In my original reaction, in which I was trying to be charitable, I simply said:

Because I believe that the historical Jesus of Nazareth is pretty much undeniable, I was interested in how "the most part" of any group of people could be "quite confident" in denying his existence. Upon finding the thread I was a bit disappointed. Only two of the posters denied Jesus's existence. Two. That's at most 2/9 (less that one-third) of the posters on the board. And the arguments they had to offer were quite pathetic.

Even FauxNews can't spin that into a majority. Why start off the OP with such a claim? I just don't get it. Why do that?

It was only after your overtly defensive response and defense of your OP, that I became dismissive and skeptical.

(Moreover, you make too much of the word provocation.
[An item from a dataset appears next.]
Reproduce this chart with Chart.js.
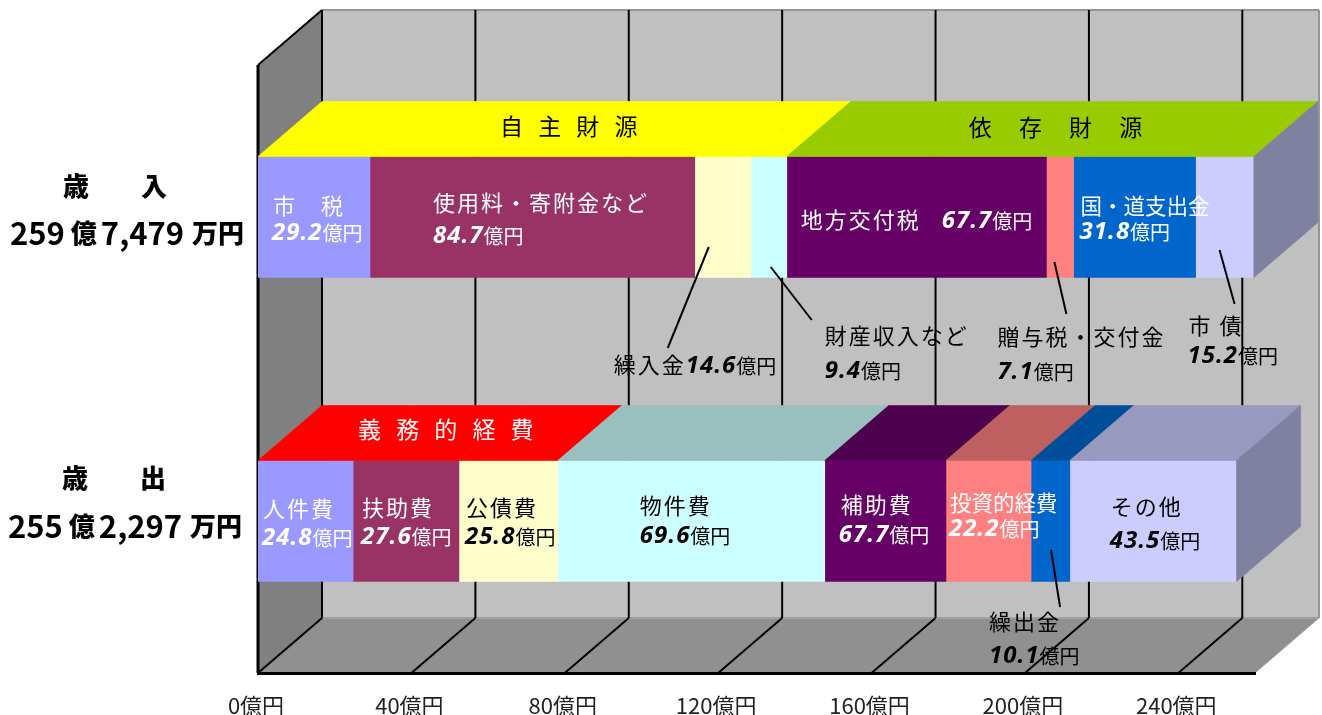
<!DOCTYPE html>
<html lang="ja">
<head>
<meta charset="utf-8">
<title>歳入歳出</title>
<script src="https://cdn.jsdelivr.net/npm/chart.js@4"></script>
<style>
  html, body { margin: 0; padding: 0; background: #fff; overflow: hidden; }
  canvas { display: block; }
</style>
</head>
<body>
<canvas class="budget-chart" width="1322" height="715"></canvas>
<script>
const categories = ["歳入", "歳出"];
const totals = [
  ["259", "7,479"],
  ["255", "2,297"],
];
const xTickValues = [0, 40, 80, 120, 160, 200, 240];

const revenueNames = ["市　税", "使用料・寄附金など", "繰入金", "財産収入など", "地方交付税", "贈与税・交付金", "国・道支出金", "市 債"];
const revenueValues = [29.2, 84.7, 14.6, 9.4, 67.7, 7.1, 31.8, 15.2];

const expenseNames = ["人件費", "扶助費", "公債費", "物件費", "補助費", "投資的経費", "繰出金", "その他"];
const expenseValues = [24.8, 27.6, 25.8, 69.6, 31.6, 22.2, 10.1, 43.5];
// the source prints 67.7 on the 補助費 bar although the bar itself is about 31.6 wide
const expensePrinted = ["24.8", "27.6", "25.8", "69.6", "67.7", "22.2", "10.1", "43.5"];

const revenueGroups = ["自 主 財 源", "依 存 財 源"];
const expenseGroup = "義 務 的 経 費";

const segmentColors = ["#9999ff", "#993366", "#ffffcc", "#ccffff", "#660066", "#ff8080", "#0066cc", "#ccccff"];
const topColors = [
  ["#ffff00", "#ffff00", "#ffff00", "#ffff00", "#99cc00", "#99cc00", "#99cc00", "#99cc00"],
  ["#ff0000", "#ff0000", "#ff0000", "#99bfbf", "#4d004d", "#bf6060", "#004d99", "#9999bf"],
];

const DEPTH_X = 64;
const DEPTH_Y = 55;
const JP = '"Noto Sans CJK JP"';
const NUM = '"Open Sans"';

// label offsets are measured from the start of the segment and the middle of its bar
const segmentLabels = [
  { row: 0, seg: 0, dx: 15, dy: -11, vdx: 14, vdy: 16, color: "#fff" },
  { row: 0, seg: 1, dx: 63, dy: -14, vdx: 63, vdy: 19, color: "#fff" },
  { row: 0, seg: 2, dx: -81, dy: 148, vdx: -9, vdy: 149, color: "#000" },
  { row: 0, seg: 3, dx: 74, dy: 119, vdx: 74, vdy: 154, color: "#000" },
  { row: 0, seg: 4, dx: 14, dy: 3, vdx: 155, vdy: 4, color: "#fff" },
  { row: 0, seg: 5, dx: -49, dy: 120, vdx: -49, vdy: 155, color: "#000" },
  { row: 0, seg: 6, dx: 7, dy: -11, vdx: 6, vdy: 15, color: "#fff" },
  { row: 0, seg: 7, dx: -7, dy: 109, vdx: -8, vdy: 139, color: "#000" },
  { row: 1, seg: 0, dx: 5, dy: -12, vdx: 4, vdy: 17, color: "#fff" },
  { row: 1, seg: 1, dx: 9, dy: -13, vdx: 8, vdy: 16, color: "#fff" },
  { row: 1, seg: 2, dx: 7, dy: -13, vdx: 6, vdy: 16, color: "#000" },
  { row: 1, seg: 3, dx: 82, dy: -15, vdx: 82, vdy: 15, color: "#000" },
  { row: 1, seg: 4, dx: 16, dy: -16, vdx: 14, vdy: 14, color: "#fff" },
  { row: 1, seg: 5, dx: 4, dy: -18, vdx: 3, vdy: 8, color: "#fff" },
  { row: 1, seg: 6, dx: -42, dy: 101, vdx: -42, vdy: 135, color: "#000" },
  { row: 1, seg: 7, dx: 41, dy: -14, vdx: 40, vdy: 20, color: "#000" },
];
const leaders = [
  { row: 0, seg: 2, from: [14, 30], to: [-27, 131] },
  { row: 0, seg: 3, from: [20, 50], to: [61, 103] },
  { row: 0, seg: 5, from: [8, 45], to: [20, 97] },
  { row: 0, seg: 7, from: [24, 33], to: [39, 87] },
  { row: 1, seg: 6, from: [20, 29], to: [29, 86] },
];

function poly(ctx, points, fill) {
  ctx.beginPath();
  points.forEach(([x, y], i) => (i ? ctx.lineTo(x, y) : ctx.moveTo(x, y)));
  ctx.closePath();
  ctx.fillStyle = fill;
  ctx.fill();
  ctx.strokeStyle = fill;
  ctx.lineWidth = 0.6;
  ctx.stroke();
}

function line(ctx, x1, y1, x2, y2, color, width) {
  ctx.beginPath();
  ctx.moveTo(x1, y1);
  ctx.lineTo(x2, y2);
  ctx.strokeStyle = color;
  ctx.lineWidth = width;
  ctx.stroke();
}

function drawRuns(ctx, x, y, runs, color) {
  ctx.fillStyle = color;
  ctx.textAlign = "left";
  ctx.textBaseline = "middle";
  runs.forEach(([text, font, gap, spacing]) => {
    ctx.font = font;
    ctx.letterSpacing = (spacing || 0) + "px";
    ctx.fillText(text, x, y);
    x += ctx.measureText(text).width + (gap || 0);
  });
  ctx.letterSpacing = "0px";
}

function drawName(ctx, text, x, y, color, font, spacing) {
  drawRuns(ctx, x, y, [[text, font, 0, spacing]], color);
}

function barOf(chart, row, seg) {
  return chart.getDatasetMeta(seg).data[row];
}

const roomPlugin = {
  id: "room",
  beforeDatasetsDraw(chart) {
    const { ctx, chartArea: a, scales } = chart;
    ctx.save();
    // back wall, side wall, floor
    poly(ctx, [[a.left + DEPTH_X, a.top - DEPTH_Y], [a.right + DEPTH_X, a.top - DEPTH_Y], [a.right + DEPTH_X, a.bottom - DEPTH_Y], [a.left + DEPTH_X, a.bottom - DEPTH_Y]], "#c0c0c0");
    poly(ctx, [[a.left, a.top], [a.left + DEPTH_X, a.top - DEPTH_Y], [a.left + DEPTH_X, a.bottom - DEPTH_Y], [a.left, a.bottom]], "#808080");
    poly(ctx, [[a.left, a.bottom], [a.right, a.bottom], [a.right + DEPTH_X, a.bottom - DEPTH_Y], [a.left + DEPTH_X, a.bottom - DEPTH_Y]], "#909090");

    line(ctx, a.left + DEPTH_X, a.top - DEPTH_Y, a.right + DEPTH_X, a.top - DEPTH_Y, "#969696", 2);
    line(ctx, a.right + DEPTH_X, a.top - DEPTH_Y, a.right + DEPTH_X, a.bottom - DEPTH_Y, "#969696", 2);
    line(ctx, a.left + DEPTH_X, a.bottom - DEPTH_Y, a.right + DEPTH_X, a.bottom - DEPTH_Y, "#a0a0a0", 2);
    line(ctx, a.left, a.top, a.left, a.bottom, "#000", 3);
    line(ctx, a.left, a.top, a.left + DEPTH_X, a.top - DEPTH_Y, "#000", 2);

    // grid lines bend from the floor up the back wall
    scales.x.ticks.forEach((t) => {
      const x = scales.x.getPixelForValue(t.value);
      line(ctx, x, a.bottom, x + DEPTH_X, a.bottom - DEPTH_Y, "#000", 2);
      line(ctx, x + DEPTH_X, a.bottom - DEPTH_Y, x + DEPTH_X, a.top - DEPTH_Y, "#000", 2);
    });
    ctx.restore();
  },
  afterDatasetsDraw(chart) {
    const { ctx } = chart;
    ctx.save();

    // top and end faces of the two bars
    categories.forEach((_, row) => {
      segmentColors.forEach((_, seg) => {
        const bar = barOf(chart, row, seg);
        const top = bar.y - bar.height / 2;
        const bottom = bar.y + bar.height / 2;
        poly(ctx, [[bar.base, top], [bar.x, top], [bar.x + DEPTH_X, top - DEPTH_Y], [bar.base + DEPTH_X, top - DEPTH_Y]], topColors[row][seg]);
        if (seg === segmentColors.length - 1) {
          poly(ctx, [[bar.x, top], [bar.x + DEPTH_X, top - DEPTH_Y], [bar.x + DEPTH_X, bottom - DEPTH_Y], [bar.x, bottom]], "#8080a0");
        }
      });
    });

    // group captions on the top faces
    const nameFont = `22px ${JP}`;
    const groupFont = `23px ${JP}`;
    const y0 = barOf(chart, 0, 0).y;
    const y1 = barOf(chart, 1, 0).y;
    drawName(ctx, revenueGroups[0], barOf(chart, 0, 0).base + 242, y0 - 91, "#000", groupFont, 5);
    drawName(ctx, revenueGroups[1], barOf(chart, 0, 4).base + 182, y0 - 90, "#000", groupFont, 11);
    drawName(ctx, expenseGroup, barOf(chart, 1, 0).base + 100, y1 - 92, "#fff", groupFont, 5);

    // leaders sit under the text
    leaders.forEach(({ row, seg, from, to }) => {
      const bar = barOf(chart, row, seg);
      line(ctx, bar.base + from[0], bar.y + from[1], bar.base + to[0], bar.y + to[1], "#000", 2);
    });

    segmentLabels.forEach(({ row, seg, dx, dy, vdx, vdy, color }) => {
      const bar = barOf(chart, row, seg);
      const name = row === 0 ? revenueNames[seg] : expenseNames[seg];
      const printed = row === 0 ? revenueValues[seg].toFixed(1) : expensePrinted[seg];
      const tight = name === "投資的経費" || name === "国・道支出金";
      drawName(ctx, name, bar.base + dx, bar.y + dy, color, tight ? `21.5px ${JP}` : nameFont, tight ? 0 : 2);
      drawRuns(ctx, bar.base + vdx, bar.y + vdy, [
        [printed, `italic bold 24px ${NUM}`, 0, 1],
        ["億円", `20px ${JP}`],
      ], color);
    });

    // row captions left of the room
    const capFont = `900 26px ${JP}`;
    const numFont = `bold 31px ${JP}`;
    const captionX = [63, 62];
    const amountX = [10, 8];
    categories.forEach((cat, row) => {
      const y = barOf(chart, row, 0).y;
      const capDy = row === 0 ? -31 : -43;
      const amtDy = row === 0 ? 16 : 5;
      drawRuns(ctx, captionX[row], y + capDy, [[cat[0] + "　　" + cat[1], capFont]], "#000");
      drawRuns(ctx, amountX[row], y + amtDy, [
        [totals[row][0], numFont, 6],
        ["億", capFont, 4],
        [totals[row][1], numFont, 8],
        ["万円", capFont],
      ], "#000");
    });
    ctx.restore();
  },
};

const ctx = document.querySelector(".budget-chart").getContext("2d");
const config = {
  type: "bar",
  data: {
    labels: categories,
    datasets: segmentColors.map((color, i) => ({
      label: revenueNames[i] + " / " + expenseNames[i],
      data: [revenueValues[i], expenseValues[i]],
      backgroundColor: color,
      borderWidth: 0,
      barThickness: 121,
    })),
  },
  options: {
    indexAxis: "y",
    responsive: false,
    animation: false,
    layout: { padding: { top: 65, right: 67, left: 0, bottom: 0 } },
    plugins: {
      legend: { display: false },
      tooltip: { enabled: false },
    },
    scales: {
      x: {
        stacked: true,
        min: 0,
        max: 260,
        afterBuildTicks: (scale) => {
          scale.ticks = xTickValues.map((value) => ({ value }));
        },
        afterFit: (scale) => {
          scale.height = 42;
        },
        grid: { display: false },
        border: { color: "#000", width: 3, z: 1 },
        ticks: {
          callback: (value) => value + "億円",
          autoSkip: false,
          maxRotation: 0,
          padding: 11,
          labelOffset: -2,
          color: "#222",
          font: { family: JP, size: 22 },
        },
      },
      y: {
        stacked: true,
        afterFit: (scale) => {
          scale.width = 258;
        },
        grid: { display: false },
        border: { display: false },
        ticks: { display: false },
      },
    },
  },
  plugins: [roomPlugin],
};
const chartRender = new Chart(ctx, config);
</script>
</body>
</html>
Something can be "thought-provoking" or "provocative" without causing anger. Surely you realize that. Surely you've heard of "provocative remarks" and "provocative theses?)

I know the standard routine. Appeal to dictionary terms (and if that doesn't work, etymologically close words) to claim that what was said was not what was meant.

That's fine. I say the wrong things all the time too.

It was a passing, casual post on an internet message board -- not the opening of a formal academic publication -- neither attacking nor identifying any specific poster or group of posters.

As was my initial response. However, your opening "Sheesh" to respond to me set the tone for everything else.

Why focus on such a peripheral matter? Why obsess over it? Why the plainly-felt need to hijack this thread and to suggest dishonesty and other reprehensible moral traits on my part? Why the willingness to poison what little personal relationship we had over such a trivial and silly issue?

I'm not obsessing. At first I was just trying to understand why you opened the OP in the way in which you did, now I'm just trying to understand why you are strongly defending what could/should have just been admitted as being a hasty over-generalization.